According to the work of a team of researchers from the National Institutes of Health (NIH), there may now be scientific evidence behind why we should dismiss that nagging but uncertain feeling that something smells.
Phantom smelling does happen
Led by Kathleen Bainbridge, Ph.D., of the Epidemiology and Biostatistics Program at the National Institute on Deafness and Other Communication Disorders (NIDCD) housed within the NIH, a team of scientists looked at the prevalence of phantom smell, a term which as the name implies, refers to smells which we believe are present when they are actually not. The results from the study were that roughly 6.5 percent, or 1 in 15 Americans, experience some form of this mild hallucination. The large study involved over 7,000 subjects, all over the age of 40.

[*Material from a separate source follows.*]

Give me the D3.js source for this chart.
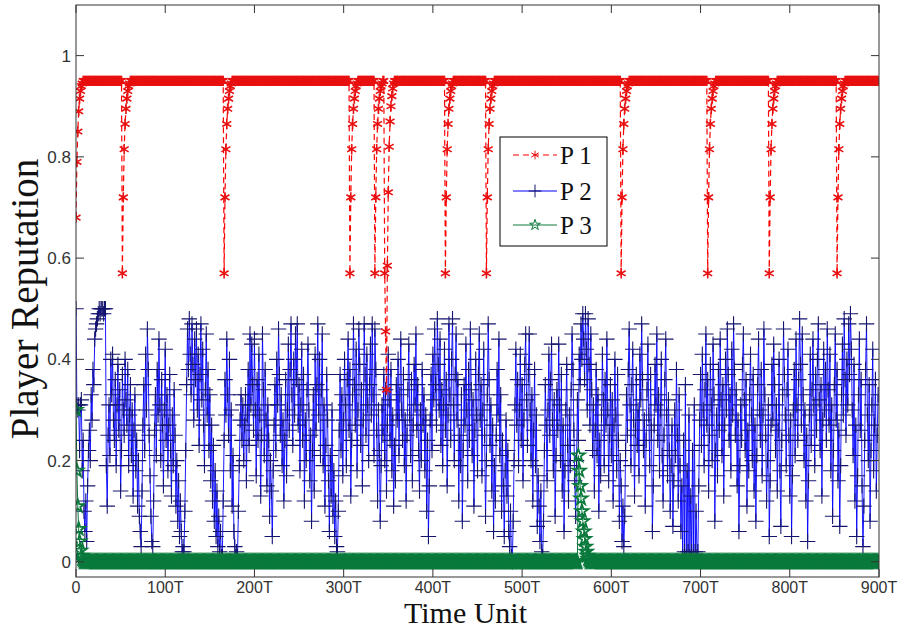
<!DOCTYPE html>
<html>
<head>
<meta charset="utf-8">
<script src="https://cdn.jsdelivr.net/npm/d3@7"></script>
<style>
  body { margin: 0; background: #fff; }
  svg { display: block; }
</style>
</head>
<body>
<svg class="svg" width="901" height="631"></svg>
<script>
// x ticks and labels
let xTicks = [0,100,200,300,400,500,600,700,800,900];
let xTickLabels = ['0','100T','200T','300T','400T','500T','600T','700T','800T','900T'];
let yTicks = [0,0.2,0.4,0.6,0.8,1];
let yTickLabels = ['0','0.2','0.4','0.6','0.8','1'];
let seriesNames = ['P 1','P 2','P 3'];

// P1: sits at the plateau, dips at these times and climbs back
let p1Plateau = 0.95;
let p1Start = [.68,.79,.85,.89,.915,.93,.94,.945];
let p1DipTimes = [52,166,307,335,414,460,611,708,777,853];
let p1Recovery = [.57,.72,.815,.865,.895,.915,.93,.94,.945];
let p1DeepDipTime = 346;
let p1DeepDip = [.57,.455,.34,.585,.73,.82,.87,.9,.92,.935,.945];

// P2, one value per time unit
let p2Values = [
.50,.31,.30,.31,.22,.31,.32,.18,.24,.10,.06,.12,.04,.15,.22,.26,.20,.33,.28,.38,.35,.44,.46,.47,.48,.49,.50,.49,.50,.50,
.50,.49,.50,.50,.19,.11,.25,.31,.21,.40,.33,.41,.28,.24,.36,.19,.31,.39,.26,.34,.14,.22,.37,.30,.25,.40,.32,.27,.38,.19,
.29,.35,.21,.30,.13,.26,.33,.18,.24,.11,.20,.09,.06,.03,.14,.27,.35,.22,.41,.30,.46,.38,.25,.17,.09,.04,.03,.12,.26,.33,
.21,.38,.29,.44,.31,.20,.36,.27,.15,.30,.42,.24,.33,.18,.27,.37,.22,.13,.29,.19,.34,.25,.11,.20,.08,.16,.05,.12,.06,.02,
.03,.02,.10,.22,.35,.46,.38,.48,.41,.33,.47,.39,.28,.44,.36,.46,.30,.41,.23,.37,.47,.32,.42,.27,.19,.34,.45,.29,.38,.22,
.33,.16,.27,.12,.23,.08,.18,.05,.14,.03,.09,.02,.06,.01,.01,.12,.24,.36,.29,.44,.33,.25,.40,.18,.30,.11,.21,.06,.03,.01,
.02,.01,.10,.19,.28,.33,.24,.31,.20,.27,.33,.16,.29,.38,.23,.45,.31,.43,.35,.26,.44,.30,.17,.36,.24,.41,.29,.13,.25,.45,
.34,.21,.38,.28,.15,.31,.24,.09,.20,.14,.05,.18,.27,.35,.22,.40,.31,.46,.37,.25,.33,.19,.28,.12,.24,.36,.17,.30,.43,.26,
.38,.47,.33,.23,.40,.29,.45,.36,.47,.27,.35,.18,.31,.42,.24,.37,.12,.28,.20,.34,.43,.30,.16,.25,.08,.22,.33,.14,.41,.26,
.35,.47,.29,.40,.21,.34,.45,.19,.31,.11,.23,.37,.28,.16,.06,.21,.13,.30,.09,.18,.05,.12,.03,.02,.10,.26,.37,.22,.33,.17,
.28,.40,.31,.19,.36,.44,.26,.38,.13,.24,.33,.47,.35,.27,.42,.18,.30,.46,.39,.23,.34,.15,.28,.47,.37,.25,.41,.31,.20,.35,
.43,.29,.47,.33,.21,.46,.38,.26,.12,.30,.22,.08,.19,.31,.25,.37,.20,.34,.14,.27,.41,.32,.24,.38,.18,.29,.11,.23,.16,.35,
.28,.40,.21,.33,.44,.30,.24,.37,.19,.28,.12,.25,.34,.43,.29,.21,.36,.16,.27,.39,.31,.45,.26,.35,.22,.14,.30,.20,.38,.27,
.33,.18,.29,.10,.24,.05,.15,.28,.37,.22,.41,.32,.46,.35,.27,.48,.39,.30,.44,.23,.34,.19,.31,.42,.26,.36,.15,.29,.47,.33,
.24,.40,.48,.31,.20,.37,.45,.28,.36,.12,.25,.19,.33,.08,.22,.35,.27,.43,.30,.16,.38,.24,.46,.34,.21,.32,.11,.26,.40,.29,
.18,.37,.45,.28,.35,.17,.30,.42,.25,.09,.20,.33,.47,.36,.23,.31,.14,.27,.06,.19,.12,.25,.38,.29,.44,.21,.33,.10,.24,.15,
.05,.18,.28,.13,.22,.06,.03,.10,.01,.00,.08,.20,.31,.42,.27,.36,.19,.30,.41,.24,.35,.16,.28,.39,.45,.32,.23,.37,.45,.30,
.20,.33,.12,.26,.38,.19,.29,.07,.17,.11,.04,.14,.02,.01,.08,.22,.35,.27,.16,.30,.41,.25,.36,.43,.28,.18,.32,.09,.21,.34,
.26,.43,.31,.20,.37,.14,.27,.06,.18,.30,.39,.23,.12,.29,.19,.34,.45,.38,.26,.16,.09,.20,.32,.24,.41,.35,.47,.40,.49,.44,
.36,.49,.42,.30,.48,.39,.27,.45,.34,.22,.31,.14,.26,.38,.21,.33,.10,.24,.17,.29,.41,.32,.19,.36,.27,.44,.30,.16,.25,.35,
.21,.32,.12,.27,.40,.29,.18,.37,.24,.08,.20,.15,.04,.11,.03,.09,.22,.33,.25,.38,.46,.31,.19,.35,.42,.28,.13,.26,.37,.23,
.30,.17,.41,.32,.47,.36,.22,.28,.11,.24,.34,.43,.29,.19,.37,.26,.06,.15,.27,.39,.31,.45,.24,.33,.18,.30,.40,.21,.12,.25,
.36,.44,.29,.17,.32,.22,.10,.19,.27,.07,.16,.30,.21,.38,.25,.12,.33,.19,.06,.15,.01,.24,.02,.35,.01,.18,.02,.29,.01,.13,
.02,.22,.01,.31,.02,.10,.01,.02,.15,.28,.37,.23,.41,.30,.19,.34,.45,.27,.36,.14,.25,.39,.31,.20,.43,.33,.08,.22,.29,.17,
.38,.26,.44,.32,.21,.35,.13,.27,.40,.30,.46,.37,.24,.33,.18,.42,.29,.47,.38,.25,.34,.15,.28,.06,.19,.31,.24,.39,.45,.32,
.22,.36,.11,.26,.18,.33,.41,.29,.20,.37,.14,.27,.08,.21,.35,.44,.30,.24,.38,.17,.29,.46,.33,.25,.12,.20,.31,.05,.16,.27,
.39,.28,.43,.35,.22,.31,.14,.26,.40,.18,.07,.24,.33,.46,.37,.29,.19,.34,.42,.25,.13,.28,.05,.17,.30,.38,.21,.44,.31,.24,
.36,.48,.39,.27,.45,.33,.20,.30,.12,.25,.04,.16,.29,.41,.23,.34,.44,.31,.19,.37,.26,.40,.47,.32,.22,.35,.13,.28,.42,.30,
.38,.24,.46,.34,.27,.41,.18,.31,.09,.22,.35,.45,.28,.38,.16,.26,.07,.19,.33,.43,.29,.48,.36,.25,.40,.31,.47,.37,.49,.42,
.30,.21,.39,.12,.27,.05,.17,.33,.44,.26,.36,.15,.03,.11,.24,.38,.47,.29,.20,.35,.08,.22,.31,.42,.18,.27,.36,.14,.25,.33
];

// P3: decays to zero at the start and after the bump near 563
let p3Start = [.30,.18,.11,.065,.04,.022,.012,.006,.003];
let p3BumpTime = 563;
let p3Bump = [.21,.18,.15,.125,.10,.08,.06,.045,.03,.02,.012,.006,.003];
let p3Floor = 0;

let nSteps = p2Values.length;

let p1 = [];
let p3 = [];
for (let i = 0; i < nSteps; i++) { p1.push(p1Plateau); p3.push(p3Floor); }
for (let i = 0; i < p1Start.length; i++) p1[i] = p1Start[i];
for (let k = 0; k < p1DipTimes.length; k++) {
    for (let j = 0; j < p1Recovery.length; j++) p1[p1DipTimes[k] + j] = p1Recovery[j];
}
for (let j = 0; j < p1DeepDip.length; j++) p1[p1DeepDipTime + j] = p1DeepDip[j];
for (let i = 0; i < p3Start.length; i++) p3[i] = p3Start[i];
for (let j = 0; j < p3Bump.length; j++) p3[p3BumpTime + j] = p3Bump[j];

let plotLeft = 76, plotRight = 879, plotTop = 5, plotBottom = 577;
let tickLen = 8;

let svg = d3.select('.svg');
let x = d3.scaleLinear().domain([0, 900]).range([plotLeft, plotRight]);
let y = d3.scaleLinear().domain([-0.03, 1.1]).range([plotBottom, plotTop]);

let series = [
    {name: seriesNames[0], values: p1, line: '#ff0000', marker: '#e81010', dash: '6,4', symbol: d3.symbolAsterisk, size: 75, lw: 1.2, mw: 1.6},
    {name: seriesNames[1], values: p2Values, line: '#0000ff', marker: '#14146e', dash: null, symbol: d3.symbolPlus, size: 80, lw: 0.9, mw: 1.1},
    {name: seriesNames[2], values: p3, line: '#0a7a3c', marker: '#0a7a3c', dash: null, symbol: d3.symbolStar, size: 52, lw: 1, mw: 1.8}
];

let clip = svg.append('clipPath').attr('id', 'plotClip');
clip.append('rect').attr('x', plotLeft).attr('y', plotTop)
    .attr('width', plotRight - plotLeft).attr('height', plotBottom - plotTop);

let plotG = svg.append('g').attr('clip-path', 'url(#plotClip)');

let lineGen = d3.line()
    .x(function (d, i) { return x(i); })
    .y(function (d) { return y(d); });

// draw order: P2 first, P3 above, P1 on top
let order = [1, 2, 0];
for (let o = 0; o < order.length; o++) {
    let s = series[order[o]];
    let g = plotG.append('g').attr('class', 'series');
    g.append('path')
        .attr('d', lineGen(s.values))
        .attr('fill', 'none')
        .attr('stroke', s.line)
        .attr('stroke-width', s.lw)
        .attr('stroke-dasharray', s.dash);
    let sym = d3.symbol().type(s.symbol).size(s.size);
    g.selectAll('path.mk')
        .data(s.values)
        .enter()
        .append('path')
        .attr('class', 'mk')
        .attr('d', sym)
        .attr('transform', function (d, i) { return 'translate(' + x(i) + ',' + y(d) + ')'; })
        .attr('fill', 'none')
        .attr('stroke', s.marker)
        .attr('stroke-width', s.mw);
}

// box and ticks
let axisColor = '#333';
svg.append('rect')
    .attr('x', plotLeft).attr('y', plotTop)
    .attr('width', plotRight - plotLeft).attr('height', plotBottom - plotTop)
    .attr('fill', 'none').attr('stroke', axisColor).attr('stroke-width', 1);

let tickG = svg.append('g').attr('stroke', axisColor).attr('stroke-width', 1);
xTicks.forEach(function (t) {
    tickG.append('line').attr('x1', x(t)).attr('x2', x(t)).attr('y1', plotBottom).attr('y2', plotBottom - tickLen);
    tickG.append('line').attr('x1', x(t)).attr('x2', x(t)).attr('y1', plotTop).attr('y2', plotTop + tickLen);
});
yTicks.forEach(function (t) {
    tickG.append('line').attr('x1', plotLeft).attr('x2', plotLeft + tickLen).attr('y1', y(t)).attr('y2', y(t));
    tickG.append('line').attr('x1', plotRight).attr('x2', plotRight - tickLen).attr('y1', y(t)).attr('y2', y(t));
});

svg.selectAll('.xlab')
    .data(xTicks)
    .enter()
    .append('text')
    .attr('class', 'xlab')
    .attr('x', function (d) { return x(d); })
    .attr('y', 593)
    .attr('text-anchor', 'middle')
    .attr('font-family', 'Liberation Sans, Arial, sans-serif')
    .attr('font-size', '16px')
    .attr('fill', '#333')
    .text(function (d, i) { return xTickLabels[i]; });

svg.selectAll('.ylab')
    .data(yTicks)
    .enter()
    .append('text')
    .attr('class', 'ylab')
    .attr('x', 71)
    .attr('y', function (d) { return y(d) + 6; })
    .attr('text-anchor', 'end')
    .attr('font-family', 'Liberation Sans, Arial, sans-serif')
    .attr('font-size', '17px')
    .attr('fill', '#333')
    .text(function (d, i) { return yTickLabels[i]; });

svg.append('text')
    .attr('x', (plotLeft + plotRight) / 2 - 12)
    .attr('y', 623)
    .attr('text-anchor', 'middle')
    .attr('font-family', 'Liberation Serif, Times New Roman, serif')
    .attr('font-size', '30px')
    .attr('fill', '#111')
    .text('Time Unit');

svg.append('text')
    .attr('transform', 'translate(38,' + ((plotTop + plotBottom) / 2 + 8) + ') rotate(-90)')
    .attr('text-anchor', 'middle')
    .attr('font-family', 'Liberation Serif, Times New Roman, serif')
    .attr('font-size', '39px')
    .attr('fill', '#111')
    .text('Player Reputation');

// legend
let legX = 500, legY = 137, legW = 107, legH = 109;
let legG = svg.append('g').attr('class', 'legend');
legG.append('rect')
    .attr('x', legX).attr('y', legY).attr('width', legW).attr('height', legH)
    .attr('fill', '#fff').attr('stroke', '#000').attr('stroke-width', 1);
let legRows = [155, 191, 225];
series.forEach(function (s, i) {
    legG.append('line')
        .attr('x1', 513).attr('x2', 557)
        .attr('y1', legRows[i]).attr('y2', legRows[i])
        .attr('stroke', s.line).attr('stroke-width', 1)
        .attr('stroke-dasharray', s.dash);
    legG.append('path')
        .attr('d', d3.symbol().type(s.symbol).size(s.size * 0.7)())
        .attr('transform', 'translate(535,' + legRows[i] + ')')
        .attr('fill', 'none').attr('stroke', s.marker).attr('stroke-width', 1);
    legG.append('text')
        .attr('x', 560).attr('y', legRows[i] + 9)
        .attr('font-family', 'Liberation Serif, Times New Roman, serif')
        .attr('font-size', '25px')
        .attr('fill', '#111')
        .text(s.name);
});
</script>
</body>
</html>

Although the exact causes behind phantom smell--which is also known as phantosmia--are not fully known, researchers believe that defining the parameters of what it is will be a starting point for future research efforts.
“The condition could be related to overactive odor-sensing cells in the nasal cavity or perhaps a malfunction in the part of the brain that understands odor signals. A good first step in understanding any medical condition is a clear description of the phenomenon. From there, other researchers may form ideas about where to look further for possible causes and ultimately for ways to prevent or treat the condition,” Bainbridge said.
Most imagined odors are stinky
For this reason, the researchers examined a large range of potential factors, among which included gender, race or ethnicity, overall quality of health and even socio-economic status. It's also interesting to note that overwhelmingly it was only bad smells which were wrongly detected.
This means that research studies like this one and those from the past are dedicated to narrowing down the possible causes, developing a clear picture of what factors contribute to phantom smell the most, and most importantly, discovering if there are any clear links to other medical conditions. In some studies, for instance, scientists have evaluated whether there is a causal link between phantosmia and the onset of a brain tumor.
Dr. Alan Hirsch of the Smell & Taste Treatment and Research Foundation in Chicago stressed the importance of not ignoring signs: “By all means, a phantom smell could mean something serious. It absolutely needs to be evaluated. It could be a tumor – that’s on the top of your list of things to rule out — but it could also be a cyst or some infectious agent housed in the area of the brain where the smell is processed.”
The challenge for researchers in this area is that smell is perhaps the most elusive, both to define and study, among all the human senses. For this reason, research like in some ways represents a case of putting the cart before the horse, or in other words providing too much analysis before a proper framework of understanding is set up.
It could lead to a tendency to self-diagnose for members of the general public, creating an outcome which creates more questions instead of providing important answers which get to the root of the issue.
Details about the study appeared in a paper, titled "Factors Associated With Phantom Odor Perception Among US Adults: Findings From the National Health and Nutrition Examination Survey", which was published last week in the JAMA Otolaryngology-Head & Neck Surgery journal.